Rotational conformation change of protein upon binding to a vesicle yields lower steady state fluorescence anisotropy values.

Peripheral membrane-binding proteins often contain a domain that transitions from a disordered state to an amphipathic helix upon binding to liposomes. To facilitate investigating the properties of such peptides, we introduce a novel, generalizable platform able to probe and characterize the liposome-peptide interaction through fluorescence anisotropy in a high-throughput manner. Surprisingly, instead of the anticipated increase in fluorescence anisotropy upon binding, we detect a significant decrease (indicating a higher rotational diffusion of the bound state).

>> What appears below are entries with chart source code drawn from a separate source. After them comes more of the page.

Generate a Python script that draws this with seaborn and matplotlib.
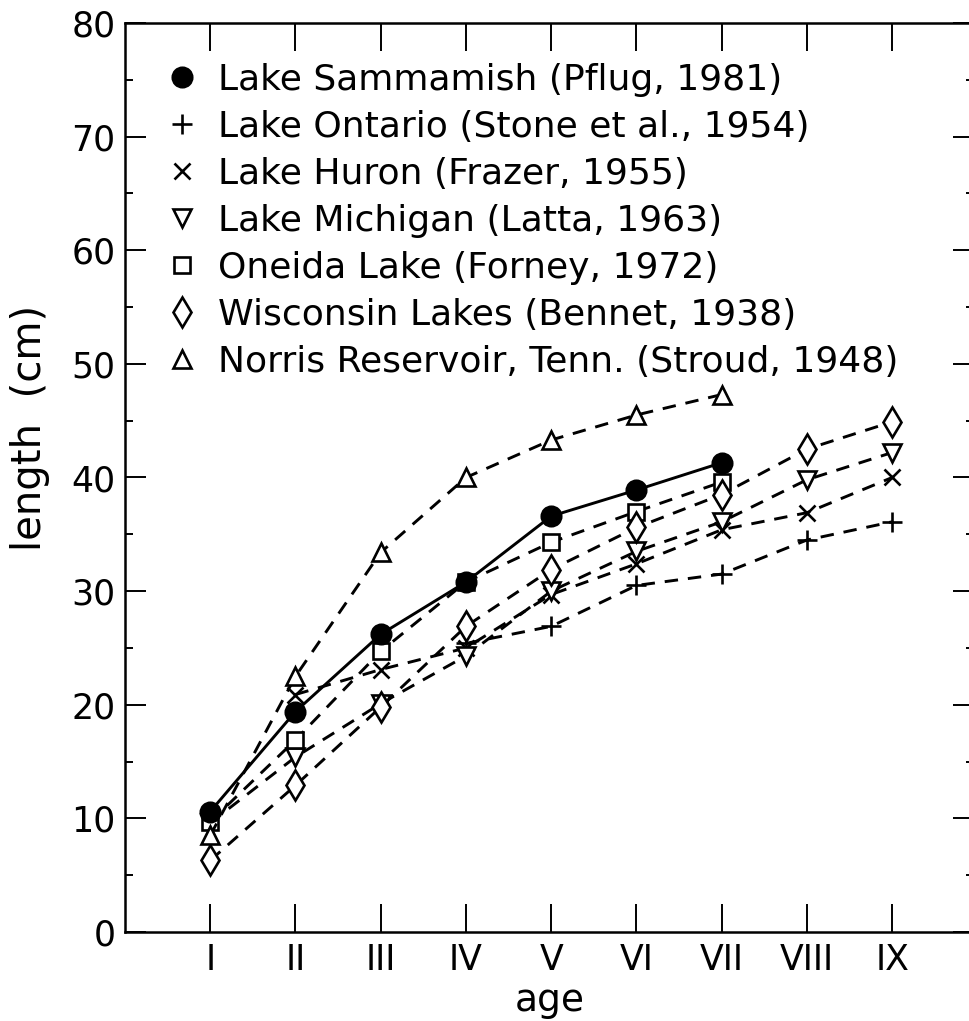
import numpy as np
import pandas as pd
import matplotlib
matplotlib.use("Agg")
import matplotlib.pyplot as plt
import seaborn as sns
from matplotlib.lines import Line2D
from matplotlib.ticker import MultipleLocator

# ---------------- data ----------------
age_labels = ["I", "II", "III", "IV", "V", "VI", "VII", "VIII", "IX"]
age_num = [1, 2, 3, 4, 5, 6, 7, 8, 9]

sammamish = [10.6, 19.4, 26.2, 30.8, 36.6, 38.9, 41.3, None, None]
ontario = [None, None, None, 25.4, 26.9, 30.5, 31.5, 34.5, 36.1]
huron = [None, 20.9, 23.1, 25.0, 29.7, 32.4, 35.4, 36.9, 40.0]
michigan = [9.6, 15.4, 20.1, 24.3, 30.0, 33.5, 36.1, 39.8, 42.2]
oneida = [9.7, 16.9, 24.7, 30.8, 34.3, 37.0, 39.6, None, None]
wisconsin = [6.3, 12.9, 19.8, 26.9, 31.9, 35.6, 38.5, 42.5, 44.9]
norris = [8.5, 22.5, 33.4, 40.0, 43.3, 45.5, 47.3, None, None]

lake_names = [
    "Lake Sammamish (Pflug, 1981)",
    "Lake Ontario (Stone et al., 1954)",
    "Lake Huron (Frazer, 1955)",
    "Lake Michigan (Latta, 1963)",
    "Oneida Lake (Forney, 1972)",
    "Wisconsin Lakes (Bennet, 1938)",
    "Norris Reservoir, Tenn. (Stroud, 1948)",
]
series = [sammamish, ontario, huron, michigan, oneida, wisconsin, norris]

rows = []
for name, vals in zip(lake_names, series):
    for a, v in zip(age_num, vals):
        if v is not None:
            rows.append({"age": a, "length": v, "lake": name})
df = pd.DataFrame(rows)

# ---------------- styles ----------------
marker_style = {
    lake_names[0]: dict(marker="o", ms=14, mfc="k"),
    lake_names[1]: dict(marker="+", ms=15, mfc="k"),
    lake_names[2]: dict(marker="x", ms=11, mfc="k"),
    lake_names[3]: dict(marker="v", ms=13, mfc="white"),
    lake_names[4]: dict(marker="s", ms=12, mfc="white"),
    lake_names[5]: dict(marker="d", ms=15, mfc="white"),
    lake_names[6]: dict(marker="^", ms=13, mfc="white"),
}

sns.set_style("white")
plt.rcParams["font.family"] = ["DejaVu Sans"]
plt.rcParams["text.color"] = "black"
plt.rcParams["axes.labelcolor"] = "black"
plt.rcParams["xtick.color"] = "black"
plt.rcParams["ytick.color"] = "black"

fig = plt.figure(figsize=(9.69, 10.21), dpi=100)
W, H = 969, 1021
left_px, right_px, top_px, bot_px = 125, 974, 23, 932
ax = fig.add_axes([left_px / W, (H - bot_px) / H,
                   (right_px - left_px) / W, (bot_px - top_px) / H])

dash = (0, (4.6, 3.4))
draw_order = lake_names[1:] + lake_names[:1]
for name in draw_order:
    sub = df[df["lake"] == name]
    st = marker_style[name]
    sns.lineplot(data=sub, x="age", y="length", ax=ax, sort=True,
                 estimator=None, errorbar=None, legend=False,
                 color="k", lw=2.1,
                 linestyle="-" if name == lake_names[0] else dash,
                 marker=st["marker"], ms=st["ms"], mfc=st["mfc"],
                 mec="k", mew=1.9)

ax.set_xlim(0, 9.96)
ax.set_ylim(0, 80)
ax.set_xticks(age_num)
ax.set_xticklabels(age_labels)
ax.yaxis.set_major_locator(MultipleLocator(10))
ax.yaxis.set_minor_locator(MultipleLocator(5))

ax.tick_params(axis="x", which="major", direction="in", length=20, width=1.4,
               top=True, bottom=True, pad=8, labelsize=25, colors="k")
ax.tick_params(axis="y", which="major", direction="in", length=15, width=1.4,
               left=True, right=True, pad=7, labelsize=25, colors="k")
ax.tick_params(axis="y", which="minor", direction="in", length=6, width=1.4,
               left=True, right=True, colors="k")

for sp in ax.spines.values():
    sp.set_color("k")
    sp.set_linewidth(1.8)

ax.set_xlabel("age", fontsize=27, labelpad=4, color="k")
ax.set_ylabel("length  (cm)", fontsize=29, color="k")
ax.yaxis.set_label_coords(-0.088, 0.554)

handles = []
for name in lake_names:
    st = marker_style[name]
    handles.append(Line2D([], [], linestyle="None", color="k",
                          marker=st["marker"], ms=st["ms"], mfc=st["mfc"],
                          mec="k", mew=1.9))
leg = ax.legend(handles, lake_names, loc="upper left",
                bbox_to_anchor=(0.046, 0.956), frameon=False, fontsize=26,
                borderaxespad=0, borderpad=0, handlelength=1.0,
                handletextpad=0.50, labelspacing=0.36)
for t in leg.get_texts():
    t.set_color("k")

fig.savefig("out.png", dpi=100)
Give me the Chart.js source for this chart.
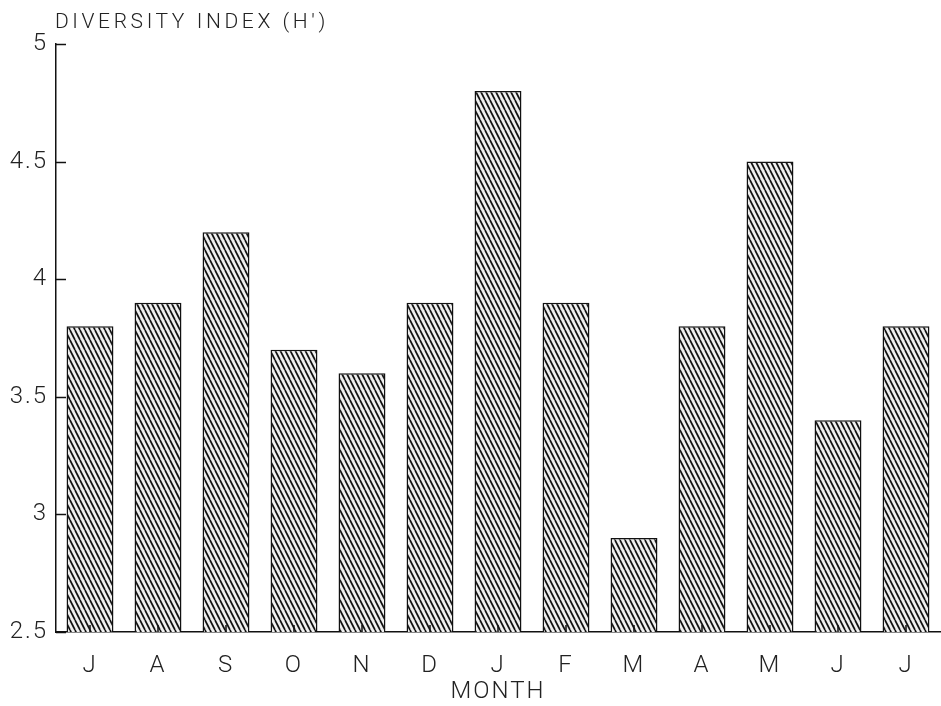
<!DOCTYPE html>
<html>
<head>
<meta charset="utf-8">
<script src="https://cdn.jsdelivr.net/npm/chart.js@4/dist/chart.umd.min.js"></script>
<style>
  html, body { margin: 0; padding: 0; background: #fff; }
  #wrap { width: 941px; height: 706px; }
</style>
</head>
<body>
<div id="wrap"><canvas id="chart" width="941" height="706"></canvas></div>
<script>
const months = ["J", "A", "S", "O", "N", "D", "J", "F", "M", "A", "M", "J", "J"];
const diversity = [3.8, 3.9, 4.2, 3.7, 3.6, 3.9, 4.8, 3.9, 2.9, 3.8, 4.5, 3.4, 3.8];
const yTicks = [2.5, 3, 3.5, 4, 4.5, 5];

// diagonal hatch like the old plotter fill
function hatch() {
  const c = document.createElement("canvas");
  const w = 5, h = 10;
  c.width = w; c.height = h;
  const g = c.getContext("2d");
  g.fillStyle = "#efefef";
  g.fillRect(0, 0, w, h);
  g.strokeStyle = "#111";
  g.lineWidth = 1.7;
  for (let k = -1; k <= 1; k++) {
    g.beginPath();
    g.moveTo(k * w, 0);
    g.lineTo(k * w + w, h);
    g.stroke();
  }
  return g.createPattern(c, "repeat");
}

const font = "Roboto, 'Liberation Sans', sans-serif";

const innerTicks = {
  id: "innerTicks",
  beforeDraw(chart) {
    chart.ctx.letterSpacing = "2px";
  },
  afterDatasetsDraw(chart) {
    const { ctx, scales: { x, y } } = chart;
    ctx.save();
    ctx.strokeStyle = "#111";
    ctx.lineWidth = 1.5;
    yTicks.forEach(v => {
      const py = Math.round(y.getPixelForValue(v)) + 0.5;
      ctx.beginPath();
      ctx.moveTo(x.left, py);
      ctx.lineTo(x.left + 10, py);
      ctx.stroke();
    });
    months.forEach((m, i) => {
      const px = x.getPixelForValue(i);
      ctx.beginPath();
      ctx.moveTo(px, y.bottom);
      ctx.lineTo(px, y.bottom - 7);
      ctx.stroke();
    });
    // heading above the value axis
    ctx.fillStyle = "#222";
    ctx.font = "300 21px " + font;
    ctx.letterSpacing = "3.6px";
    ctx.textBaseline = "middle";
    ctx.textAlign = "left";
    ctx.fillText("DIVERSITY INDEX (H')", 55, 23);
    ctx.restore();
  }
};

new Chart(document.getElementById("chart"), {
  type: "bar",
  data: {
    labels: months,
    datasets: [{
      data: diversity,
      backgroundColor: hatch(),
      borderColor: "#111",
      borderWidth: 1.5,
      borderSkipped: "bottom",
      categoryPercentage: 1,
      barPercentage: 0.69
    }]
  },
  options: {
    responsive: false,
    animation: false,
    layout: { padding: { top: 44, right: 1, left: 0, bottom: 0 } },
    plugins: { legend: { display: false }, tooltip: { enabled: false } },
    scales: {
      x: {
        offset: true,
        grid: { display: false, drawTicks: false },
        border: { display: true, color: "#111", width: 1.5 },
        ticks: { color: "#222", font: { family: font, size: 24, weight: 300 }, padding: 20, maxRotation: 0 },
        title: { display: true, text: "MONTH", color: "#222", font: { family: font, size: 24, weight: 300 }, padding: { top: 0, bottom: 0 } },
        afterFit(s) { s.height = 74; }
      },
      y: {
        min: 2.5,
        max: 5,
        afterBuildTicks(s) { s.ticks = yTicks.map(v => ({ value: v })); },
        grid: { display: false, drawTicks: false },
        border: { display: true, color: "#111", width: 1.5 },
        ticks: { color: "#222", font: { family: font, size: 24, weight: 300 }, padding: 8, callback: v => String(v) },
        afterFit(s) { s.width = 56; }
      }
    }
  },
  plugins: [innerTicks]
});
</script>
</body>
</html>
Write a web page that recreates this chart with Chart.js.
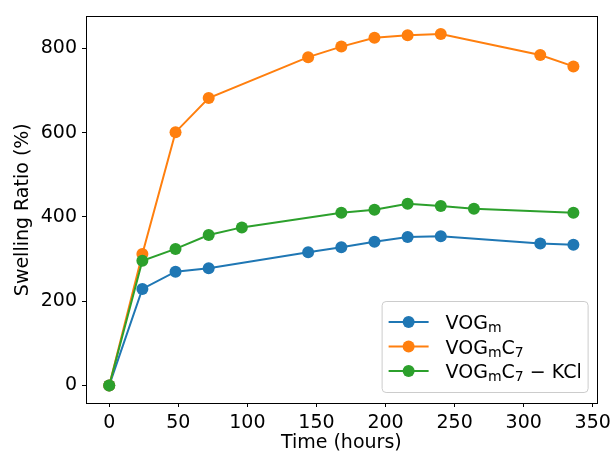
<!DOCTYPE html>
<html><head><meta charset="utf-8">
<script src="https://cdn.jsdelivr.net/npm/chart.js@4/dist/chart.umd.min.js"></script>
<style>html,body{margin:0;padding:0;background:#fff;}#wrap{width:616px;height:453px;}</style>
</head><body><div id="wrap"><canvas id="c" width="616" height="453"></canvas></div>
<script>
// ---- data ----
const timeVOGm = [0, 24, 48, 72, 144, 168, 192, 216, 240, 312, 336];
const valVOGm = [0, 229, 270, 278, 316, 328, 341, 352, 354, 337, 334];
const timeVOGmC7 = [0, 24, 48, 72, 144, 168, 192, 216, 240, 312, 336];
const valVOGmC7 = [0, 312, 601, 682, 779, 804, 825, 831, 834, 784, 757];
const timeKCl = [0, 24, 48, 72, 96, 168, 192, 216, 240, 264, 336];
const valKCl = [0, 296, 324, 357, 375, 410, 417, 431, 426, 419, 410];
const xTickValues = [0, 50, 100, 150, 200, 250, 300, 350];
const yTickValues = [0, 200, 400, 600, 800];
const seriesNames = ['VOGₘ', 'VOGₘC₇', 'VOGₘC₇ − KCl'];
// legend label pieces: [text, isSubscript]
const legendPieces = [
  [['VOG', 0], ['m', 1]],
  [['VOG', 0], ['m', 1], ['C', 0], ['7', 1]],
  [['VOG', 0], ['m', 1], ['C', 0], ['7', 1], [' \u2212 KCl', 0]]
];
const colors = ['#1f77b4', '#ff7f0e', '#2ca02c'];

const FONT = 'DejaVu Sans';
const FS = 19;

function pts(t, v) { return t.map((x, i) => ({x: x, y: v[i]})); }
const allT = timeVOGm.concat(timeVOGmC7, timeKCl);
const allV = valVOGm.concat(valVOGmC7, valKCl);
const tMin = Math.min(...allT), tMax = Math.max(...allT);
const vMin = Math.min(...allV), vMax = Math.max(...allV);
const xPad = 0.05 * (tMax - tMin), yPad = 0.05 * (vMax - vMin);

const series = [[timeVOGm, valVOGm], [timeVOGmC7, valVOGmC7], [timeKCl, valKCl]];
const datasets = series.map((s, i) => ({
  label: seriesNames[i],
  data: pts(s[0], s[1]),
  borderColor: colors[i],
  backgroundColor: colors[i],
  pointBackgroundColor: colors[i],
  pointBorderColor: colors[i],
  pointRadius: 6,
  pointBorderWidth: 0,
  borderWidth: 2,
  tension: 0,
  fill: false,
  order: 2 - i
}));

const framePlugin = {
  id: 'frame',
  afterDraw(chart) {
    const ctx = chart.ctx, a = chart.chartArea;
    ctx.save();
    ctx.strokeStyle = '#000';
    ctx.lineWidth = 1;
    ctx.strokeRect(Math.round(a.left) + 0.5, Math.round(a.top) + 0.5, Math.round(a.right - a.left), Math.round(a.bottom - a.top));
    // legend
    const bx = a.right - 215, by = a.bottom - 102, bw = 206, bh = 91;
    ctx.beginPath();
    if (ctx.roundRect) ctx.roundRect(bx + 0.5, by + 0.5, bw, bh, 4); else ctx.rect(bx + 0.5, by + 0.5, bw, bh);
    ctx.fillStyle = 'rgba(255,255,255,0.8)';
    ctx.fill();
    ctx.strokeStyle = '#cccccc';
    ctx.stroke();
    legendPieces.forEach((pieces, i) => {
      const cy = by + 21 + i * 24.5;
      ctx.strokeStyle = colors[i];
      ctx.lineWidth = 2;
      ctx.beginPath();
      ctx.moveTo(bx + 7, cy); ctx.lineTo(bx + 47, cy); ctx.stroke();
      ctx.fillStyle = colors[i];
      ctx.beginPath(); ctx.arc(bx + 27, cy, 6, 0, Math.PI * 2); ctx.fill();
      let x = bx + 64;
      const base = cy + 7;
      ctx.fillStyle = '#000';
      ctx.textBaseline = 'alphabetic';
      ctx.textAlign = 'left';
      pieces.forEach(p => {
        if (p[1]) {
          ctx.font = '14px "' + FONT + '"';
          ctx.fillText(p[0], x, base + 3);
        } else {
          ctx.font = FS + 'px "' + FONT + '"';
          ctx.fillText(p[0], x, base);
        }
        x += ctx.measureText(p[0]).width;
      });
    });
    ctx.restore();
  }
};

const tickFont = {family: FONT, size: FS};
new Chart(document.getElementById('c'), {
  type: 'line',
  data: {datasets: datasets},
  options: {
    responsive: false,
    animation: false,
    devicePixelRatio: 1,
    layout: {padding: {left: 0, top: 16, right: 16, bottom: 0}},
    plugins: {legend: {display: false}, tooltip: {enabled: false}},
    scales: {
      x: {
        type: 'linear',
        min: tMin - xPad, max: tMax + xPad,
        afterBuildTicks: s => { s.ticks = xTickValues.map(v => ({value: v})); },
        afterFit: s => { s.height = 50; },
        grid: {display: true, drawOnChartArea: false, drawTicks: true, tickLength: 4, color: '#000', lineWidth: 1},
        border: {display: true, color: '#000', width: 1},
        ticks: {font: tickFont, color: '#000', padding: 5, maxRotation: 0, autoSkip: false},
        title: {display: true, text: 'Time (hours)', font: {family: FONT, size: FS, lineHeight: 1.0}, color: '#000', padding: 0}
      },
      y: {
        type: 'linear',
        min: vMin - yPad, max: vMax + yPad,
        afterBuildTicks: s => { s.ticks = yTickValues.map(v => ({value: v})); },
        afterFit: s => { s.width = 86; },
        grid: {display: true, drawOnChartArea: false, drawTicks: true, tickLength: 4, color: '#000', lineWidth: 1},
        border: {display: true, color: '#000', width: 1},
        ticks: {font: tickFont, color: '#000', padding: 5, autoSkip: false},
        title: {display: true, text: 'Swelling Ratio (%)', font: tickFont, color: '#000', padding: {top: 12, bottom: 0}}
      }
    }
  },
  plugins: [framePlugin]
});
</script></body></html>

This unexpected decrease is directly correlated to the binding interaction as confirmed by rigorous tryptophan fluorescence measurements. To further understand this mechanism, we characterize the nature of the interaction using time-based spectroscopic techniques, revealing a key conformational change in the protein’s structure and the local mobility of the fluorophore. This dynamic shift, when sampled in a time-averaged manner overwhelms the slower rotation of the protein-liposome system and is translated into the measured steady state anisotropy decrease. Our platform exploits this interaction and provides a high-throughput screening tool able to determine the specific regions in membrane phase space where protein binding is maximized and paves the way towards uncovering the peptide code responsible for precise protein subcellular localization.